Scholar argues that regulatory action should reflect underlying causes of corporate fraud.
This one name alone conjures up images of fraudsters in back rooms drawing up illegal schemes for profit.
But what if one of the biggest frauds in history was not as serious or harmful as some critics claim? And what if the regulatory response to Enron—which President Bush lauded as one of the most “sweeping” reforms of American business practices “since Franklin Roosevelt”—was little more than an overreaction that could stifle innovation?
In a recent article, Steven L. Schwarcz of the Duke University School of Law argues that the regulatory response to the Enron scandal—specifically, the passing of the Sarbanes-Oxley Act (SOX)— responded to the “posterchild of corporate fraud” dramatically but, ultimately, ineffectively.
Schwarcz argues that SOX ultimately failed to regulate corporate fraud. He asserts that executives at corporations across the nation could behave similarly to the executives at Enron, yet not necessarily commit fraud under SOX as it stands today.
Schwarcz points out that although SOX was drafted specifically to address the fraud committed in the Enron case, it failed to address the cognitive biases that can influence decision-making and lead to fraud. Nor does SOX demonstrate how corporations should handle the kind of complicated disclosures that misled Enron investors, contends Schwarcz.
He discusses the shortcomings of SOX by first detailing the Enron scandal itself and why it might not have been as serious an event as public outcry suggested following its wake. Enron’s executives transformed the company, founded in 1985, from a “stodgy natural gas pipeline company” into a sophisticated trader of energy contracts and other complex financial instruments, according to Schwarcz.
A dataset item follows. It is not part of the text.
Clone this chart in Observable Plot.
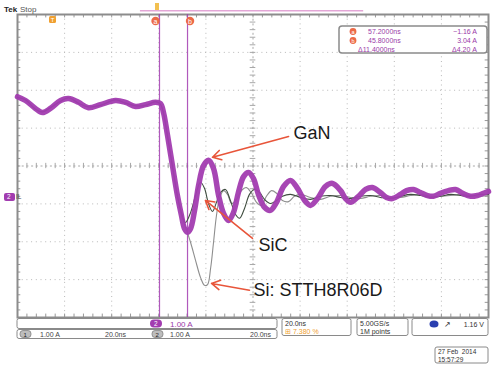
<!DOCTYPE html>
<html>
<head>
<meta charset="utf-8">
<script src="https://cdn.jsdelivr.net/npm/d3@7"></script>
<script src="https://cdn.jsdelivr.net/npm/@observablehq/plot@0.6"></script>
<style>
html,body{margin:0;padding:0;background:#fff;}
#chart{position:relative;width:500px;height:374px;overflow:hidden;}
</style>
</head>
<body>
<div id="chart"></div>
<script>
// ---- Data (time in ns, current in A; 20 ns/div, 1.00 A/div) ----
const gridTimes = [0, 20, 40, 60, 80, 100, 120, 140, 160, 180, 200];
const gridCurrents = [-3.17, -2.17, -1.17, -0.17, 0.83, 1.83, 2.83, 3.83, 4.83];
const cursorTimes = [60.3, 72.2];
const cursorLabels = ["a", "b"];

// GaN (thick magenta trace)
const ganT = [0.0,3.4,7.6,10.6,14.0,18.3,21.7,25.9,30.1,35.2,41.6,45.9,50.1,54.4,58.6,60.7,62.0,63.7,65.8,67.9,69.6,70.9,72.2,73.5,75.2,76.9,79.0,81.1,83.2,85.4,87.5,89.6,91.7,93.8,96.0,98.1,100.2,102.3,104.9,107.4,110.0,113.0,115.9,118.9,121.9,124.4,127.4,130.8,133.8,137.2,139.3,141.4,144.8,147.8,150.7,154.1,156.7,159.2,162.6,165.2,168.2,171.1,174.1,176.6,179.6,183.0,186.0,189.0,192.4,195.3,197.9,200.0];
const ganI = [2.66,2.56,2.35,2.24,2.35,2.56,2.61,2.51,2.37,2.45,2.56,2.51,2.40,2.45,2.51,2.48,2.24,1.64,0.84,0.05,-0.47,-0.82,-0.92,-0.82,-0.34,0.32,0.84,0.98,0.77,0.05,-0.42,-0.61,-0.40,0.13,0.55,0.66,0.50,0.08,-0.26,-0.34,-0.13,0.29,0.45,0.24,-0.08,-0.21,-0.03,0.29,0.37,0.18,-0.03,-0.13,0.03,0.21,0.26,0.13,0.00,-0.03,0.08,0.18,0.21,0.13,0.05,0.03,0.11,0.18,0.21,0.11,0.03,0.05,0.11,0.16];

// Common part before the diodes separate (same switching edge for all three)
const sharedT = [0.0,3.4,7.6,10.6,14.0,18.3,21.7,25.9,30.1,35.2,41.6,45.9,50.1,54.4,58.6,60.7,62.0,63.7,65.8,67.9];
const sharedI = [2.64,2.58,2.33,2.26,2.37,2.54,2.63,2.49,2.39,2.43,2.58,2.49,2.42,2.43,2.53,2.46,2.22,1.62,0.82,0.04];

// SiC (dark thin trace)
const sicT = [69.6,71.3,73.5,75.6,77.7,79.4,81.1,82.8,84.5,86.2,88.3,90.4,92.6,94.3,96.4,98.5,100.6,102.8,104.9,107.4,110.0,112.5,115.9,120.2,124.4,128.7,132.9,137.2,141.4,145.6,149.9,154.1,158.4,162.6,166.9,171.1,175.4,179.6,183.9,188.1,192.4,196.6,200.0];
const sicI = [-0.40,-0.66,-0.40,0.05,0.40,0.24,-0.16,-0.37,-0.13,0.13,0.21,-0.08,-0.45,-0.55,-0.29,0.08,0.21,0.13,-0.05,-0.16,-0.08,0.03,0.08,0.00,-0.05,0.03,0.05,0.00,-0.03,0.03,0.05,0.00,-0.03,0.03,0.08,0.05,0.00,0.03,0.08,0.05,0.03,0.08,0.08];

// Si: STTH8R06D (light grey thin trace)
const siT = [69.6,71.3,73.5,75.6,77.7,79.4,80.7,82.0,83.2,84.5,85.8,87.5,89.2,90.9,93.0,95.1,97.2,99.4,101.5,103.6,105.7,107.9,110.0,112.5,115.1,117.6,120.2,124.4,128.7,132.9,137.2,141.4,145.6,149.9,154.1,158.4,162.6,166.9,171.1,175.4,179.6,183.9,188.1,192.4,196.6,200.0];
const siI = [-0.47,-0.77,-1.19,-1.66,-2.11,-2.32,-2.30,-1.87,-1.21,-0.47,-0.03,0.18,0.08,-0.16,-0.05,0.18,0.26,0.11,-0.13,-0.21,0.03,0.18,0.11,-0.08,-0.11,0.03,0.08,0.00,-0.05,0.03,0.05,0.00,-0.03,0.03,0.05,0.00,0.00,0.05,0.08,0.03,0.03,0.05,0.08,0.05,0.03,0.05];

// Annotations
const labelNames = ["GaN", "SiC", "Si: STTH8R06D"];
const labelT = [117.2, 102.3, 100.2];
const labelI = [1.69, -1.27, -2.45];
const arrowFromT = [115.1, 99.8, 98.5];
const arrowFromI = [1.61, -1.08, -2.45];
const arrowToT = [82.8, 79.8, 82.4];
const arrowToI = [1.06, -0.08, -2.27];

// Readouts
const readA = ["57.2000ns", "\u22121.16 A"];
const readB = ["45.8000ns", "3.04 A"];
const readD = ["\u039411.4000ns", "\u03944.20 A"];

// ---- Build tables ----
const zip = (ts, is) => ts.map((t, k) => ({t, i: is[k]}));
const gan = zip(ganT, ganI);
const shared = zip(sharedT, sharedI);
const sic = shared.concat(zip(sicT, sicI));
const si = shared.concat(zip(siT, siI));
const labels = labelNames.map((n, k) => ({n, t: labelT[k], i: labelI[k]}));
const arrows = labelNames.map((n, k) => ({x1: arrowFromT[k], y1: arrowFromI[k], x2: arrowToT[k], y2: arrowToI[k]}));

const yMin = gridCurrents[0], yMax = gridCurrents[gridCurrents.length - 1];
const yCenter = gridCurrents[4];
const minorT = d3.range(0, 200.01, 4);
const minorI = d3.range(0, 40.01).map(k => yMin + k * 0.2);

const MAG = "#a23cb0";
const plot = Plot.plot({
  width: 500, height: 374,
  marginLeft: 17, marginRight: 12, marginTop: 14, marginBottom: 57,
  x: {domain: [0, 200], axis: null},
  y: {domain: [yMin, yMax], axis: null},
  style: {background: "#fff", fontFamily: "Liberation Sans, Arial, sans-serif"},
  marks: [
    // dotted grid
    Plot.ruleX(gridTimes.slice(1, -1).filter(d => d !== 100), {stroke: "#b8b8b8", strokeDasharray: "1,3.7", strokeWidth: 1}),
    Plot.ruleY(gridCurrents.slice(1, -1).filter(d => d !== yCenter), {stroke: "#b8b8b8", strokeDasharray: "1,3.7", strokeWidth: 1}),
    // center cross
    Plot.ruleX([100], {stroke: "#a8a8a8", strokeDasharray: "2,2.7"}),
    Plot.ruleY([yCenter], {stroke: "#a8a8a8", strokeDasharray: "2,2.7"}),
    Plot.ruleX(minorT, {x: d => d, y1: yCenter - 0.07, y2: yCenter + 0.07, stroke: "#a8a8a8"}),
    Plot.ruleY(minorI, {y: d => d, x1: 98.8, x2: 101.2, stroke: "#a8a8a8"}),
    // border ticks
    Plot.ruleX(minorT, {x: d => d, y1: yMax, y2: yMax - 0.09, stroke: "#999"}),
    Plot.ruleX(minorT, {x: d => d, y1: yMin, y2: yMin + 0.09, stroke: "#999"}),
    Plot.ruleY(minorI, {y: d => d, x1: 0, x2: 1.4, stroke: "#999"}),
    Plot.ruleY(minorI, {y: d => d, x1: 200, x2: 198.6, stroke: "#999"}),
    Plot.frame({stroke: "#8c8c8c", strokeWidth: 2}),
    // cursors
    Plot.ruleX(cursorTimes, {stroke: MAG, strokeWidth: 1.2, strokeOpacity: 0.85}),
    // record bar at top
    Plot.ruleY([4.93], {x1: 52.2, x2: 147, stroke: "#e3a6d6", strokeWidth: 1.5}),
    // traces
    Plot.line(si, {x: "t", y: "i", stroke: "#8e8e8e", strokeWidth: 1.1, curve: "catmull-rom"}),
    Plot.line(sic, {x: "t", y: "i", stroke: "#3f4d3f", strokeWidth: 1.1, curve: "catmull-rom"}),
    Plot.line(gan, {x: "t", y: "i", stroke: MAG, strokeWidth: 5.5, curve: "catmull-rom", strokeOpacity: 0.95}),
    // annotations
    Plot.arrow(arrows, {x1: "x1", y1: "y1", x2: "x2", y2: "y2", stroke: "#e8553a", strokeWidth: 1.6, headLength: 9, bend: 0}),
    Plot.text(labels, {x: "t", y: "i", text: "n", textAnchor: "start", fontSize: 18, fill: "#1a1a1a", dx: 0})
  ]
});
document.getElementById("chart").appendChild(plot);

// ---- Oscilloscope chrome ----
const svg = d3.select(plot);
const xs = plot.scale("x"), ys = plot.scale("y");
const g = svg.append("g").attr("font-family", "Liberation Sans, Arial, sans-serif").attr("text-anchor", "start");

// Tek Stop
g.append("text").attr("x", 4).attr("y", 12).attr("font-size", 8).attr("font-weight", "bold").attr("fill", "#222").text("Tek");
g.append("text").attr("x", 20).attr("y", 12).attr("font-size", 8).attr("fill", "#555").text("Stop");

// trigger marker
g.append("rect").attr("x", 49).attr("y", 16).attr("width", 7).attr("height", 7).attr("rx", 1.5).attr("fill", "#f0a030");
g.append("text").attr("x", 52.5).attr("y", 22).attr("font-size", 6).attr("text-anchor", "middle").attr("fill", "#fff").text("T");
g.append("rect").attr("x", 155).attr("y", 3).attr("width", 4).attr("height", 7).attr("fill", "#f2c050");

// cursor markers
cursorLabels.forEach((l, k) => {
  const cx = xs.apply(cursorTimes[k]) + (k === 0 ? -3.5 : 3);
  g.append("circle").attr("cx", cx).attr("cy", 21).attr("r", 4.2).attr("fill", "#ec6a48");
  g.append("text").attr("x", cx).attr("y", 23.5).attr("font-size", 7).attr("text-anchor", "middle").attr("fill", "#fff").text(l);
});

// ground marker
const gy = ys.apply(0);
g.append("rect").attr("x", 4).attr("y", gy - 4).attr("width", 11).attr("height", 8).attr("rx", 2).attr("fill", MAG);
g.append("text").attr("x", 7).attr("y", gy + 2.5).attr("font-size", 6.5).attr("fill", "#fff").text("2");
g.append("text").attr("x", 16).attr("y", gy + 2.5).attr("font-size", 6.5).attr("fill", "#444").text("IL");

// cursor readout box
g.append("rect").attr("x", 339).attr("y", 26).attr("width", 148).attr("height", 27).attr("rx", 3)
  .attr("fill", "#fff").attr("stroke", "#8a8a8a").attr("stroke-width", 1.5);
[[readA, "a", 34], [readB, "b", 43]].forEach(([r, l, y]) => {
  g.append("circle").attr("cx", 353).attr("cy", y - 2.5).attr("r", 3.4).attr("fill", "#ec6a48");
  g.append("text").attr("x", 353).attr("y", y - 0.3).attr("font-size", 5.5).attr("text-anchor", "middle").attr("fill", "#fff").text(l);
  g.append("text").attr("x", 368).attr("y", y).attr("font-size", 7).attr("fill", "#9a3aa8").text(r[0]);
  g.append("text").attr("x", 477).attr("y", y).attr("font-size", 7).attr("text-anchor", "end").attr("fill", "#9a3aa8").text(r[1]);
});
g.append("text").attr("x", 358).attr("y", 52).attr("font-size", 7).attr("fill", "#9a3aa8").text(readD[0]);
g.append("text").attr("x", 477).attr("y", 52).attr("font-size", 7).attr("text-anchor", "end").attr("fill", "#9a3aa8").text(readD[1]);

// bottom bar
const boxStroke = "#8a8a8a";
g.append("rect").attr("x", 17).attr("y", 318.5).attr("width", 260).attr("height", 10).attr("rx", 2).attr("fill", "#fff").attr("stroke", boxStroke);
g.append("rect").attr("x", 150).attr("y", 319.5).attr("width", 12).attr("height", 8).attr("rx", 4).attr("fill", MAG);
g.append("text").attr("x", 154).attr("y", 326).attr("font-size", 6.5).attr("fill", "#fff").text("2");
g.append("text").attr("x", 170).attr("y", 327).attr("font-size", 8).attr("fill", "#9a3aa8").text("1.00 A");

g.append("rect").attr("x", 17).attr("y", 329.5).attr("width", 260).attr("height", 9).attr("rx", 2).attr("fill", "#fff").attr("stroke", boxStroke);
[[20, "1"], [152, "2"]].forEach(([x, n]) => {
  g.append("rect").attr("x", x).attr("y", 330.5).attr("width", 11).attr("height", 7).attr("rx", 3).attr("fill", "#bdbdbd").attr("stroke", "#666").attr("stroke-width", 0.6);
  g.append("text").attr("x", x + 3.5).attr("y", 336.5).attr("font-size", 6).attr("fill", "#222").text(n);
});
g.append("text").attr("x", 40).attr("y", 337).attr("font-size", 7).attr("fill", "#444").text("1.00 A");
g.append("text").attr("x", 105).attr("y", 337).attr("font-size", 7).attr("fill", "#444").text("20.0ns");
g.append("text").attr("x", 170).attr("y", 337).attr("font-size", 7).attr("fill", "#444").text("1.00 A");
g.append("text").attr("x", 250).attr("y", 337).attr("font-size", 7).attr("fill", "#444").text("20.0ns");

g.append("rect").attr("x", 282).attr("y", 318.5).attr("width", 69).attr("height", 17).attr("rx", 2).attr("fill", "#fff").attr("stroke", boxStroke);
g.append("text").attr("x", 285).attr("y", 326).attr("font-size", 7).attr("fill", "#333").text("20.0ns");
g.append("text").attr("x", 285).attr("y", 334).attr("font-size", 7).attr("fill", "#f0a030").text("\u229E 7.380 %");

g.append("rect").attr("x", 357).attr("y", 318.5).attr("width", 51).attr("height", 17).attr("rx", 2).attr("fill", "#fff").attr("stroke", boxStroke);
g.append("text").attr("x", 360).attr("y", 326).attr("font-size", 7).attr("fill", "#333").text("5.00GS/s");
g.append("text").attr("x", 360).attr("y", 334).attr("font-size", 7).attr("fill", "#333").text("1M points");

g.append("rect").attr("x", 412).attr("y", 318.5).attr("width", 76).attr("height", 17).attr("rx", 2).attr("fill", "#fff").attr("stroke", boxStroke);
g.append("ellipse").attr("cx", 434).attr("cy", 324).attr("rx", 4.5).attr("ry", 3.5).attr("fill", "#2a3fb0");
g.append("text").attr("x", 444).attr("y", 327).attr("font-size", 8).attr("fill", "#333").text("\u2197");
g.append("text").attr("x", 484).attr("y", 327).attr("font-size", 7).attr("text-anchor", "end").attr("fill", "#333").text("1.16 V");

g.append("rect").attr("x", 435).attr("y", 347).attr("width", 53).attr("height", 16).attr("rx", 2).attr("fill", "#fff").attr("stroke", boxStroke);
g.append("text").attr("x", 438).attr("y", 354).attr("font-size", 6.5).attr("fill", "#333").text("27 Feb  2014");
g.append("text").attr("x", 438).attr("y", 361.5).attr("font-size", 6.5).attr("fill", "#333").text("15:57:29");
</script>
</body>
</html>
The company’s success continued throughout the 1990s, when Enron was named as “the most innovative company in corporate America” for six years in a row.
The 2000 economic downturn, however, negatively impacted the underlying value of many of Enron’s assets. To continue its financial trading business, Enron executives needed to protect the company’s investment grade status, or they would risk huge financial losses that could lead to default, Schwarcz explains. A company in this position would typically sell underlying assets to offset any losses, but a series of lock-up agreements prevented Enron executives from selling these assets in time.
With limited choices to save the company, Enron’s executives “found a creative alternative,” Schwarcz claims. Upon approval from external auditors, Enron executives shifted accounting methods so that projected gains were reported on Enron’s current balance sheets, while losses were moved to books of Enron subsidiaries or third-party special purpose entities. The shift in accounting methodology and the off-balance-sheet transaction disclosures are two parts of the fraudulent conduct that landed some Enron executives in jail.
Schwarcz argues that the accounting change demonstrated a judgment failure of “optimism bias,” rather than intentional fraud. He contends that Enron collapsed because its executives did not consider the possibility that a drop in asset value might also coincide with a drop in Enron’s stock price altogether.
In addition, Schwarcz argues that the executives’ decisions did not render them fraudsters outright, but rather that these decisions showed how cognitive bias—an unconscious tendency to select certain information that often results in flawed reasoning—can corrupt decision making. Just as the Enron executives had their own cognitive biases, Schwarcz suggests that other cognitive biases led both regulators and the general public to attribute Enron’s failure to active wrongdoing when looking back on the incident.
Yet on the issue of combating cognitive bias, SOX remains silent, Schwarcz notes. Although Schwarcz does not directly offer reforms to SOX that would consider cognitive biases, he points to other scholarship, which proposes solutions for corporations to check their biases, manage potential risks in their operations, and disclose specific information on such risks.
Schwarcz asserts that, although Enron executives disclosed the off-balance-sheet transactions to investors, the transactions were so complicated that Enron’s efforts to disclose them misled investors anyway. The disclosures were either oversimplified or written in complex terms such that Enron’s investors could not fully appreciate the financial risk involved.
And although SOX imposed more stringent disclosure requirements, Schwarcz notes that SOX did not address overly complex disclosures. This issue exemplifies the real shortcoming of SOX as a response to Enron, Schwarcz contends.
To combat the still-ongoing issue of complex, potentially misleading disclosures, Schwarcz details several paths to reform, including amending SOX and creating new regulation.
One possible solution Schwarcz endorses is standardizing off-balance-sheet transactions. Some critics of the approach might claim that too much standardization could hinder financial innovation, but Schwarcz asserts that carefully curated standardization could mitigate this harm and promote innovation.
Schwarcz, in part, defends Enron’s executives, noting that corporate managers must often take risks to save their businesses. As he notes, some risks will not pay off and businesses do fail. But Schwarcz cautions against attributing all business failure to malfeasance or fraud. Instead, he encourages regulators and public commentors to resist overreacting and inhibiting innovation.
Schwarcz concludes by emphasizing that financial innovation supports competition in a global economy and should be promoted, “even at the risk of another Enron.”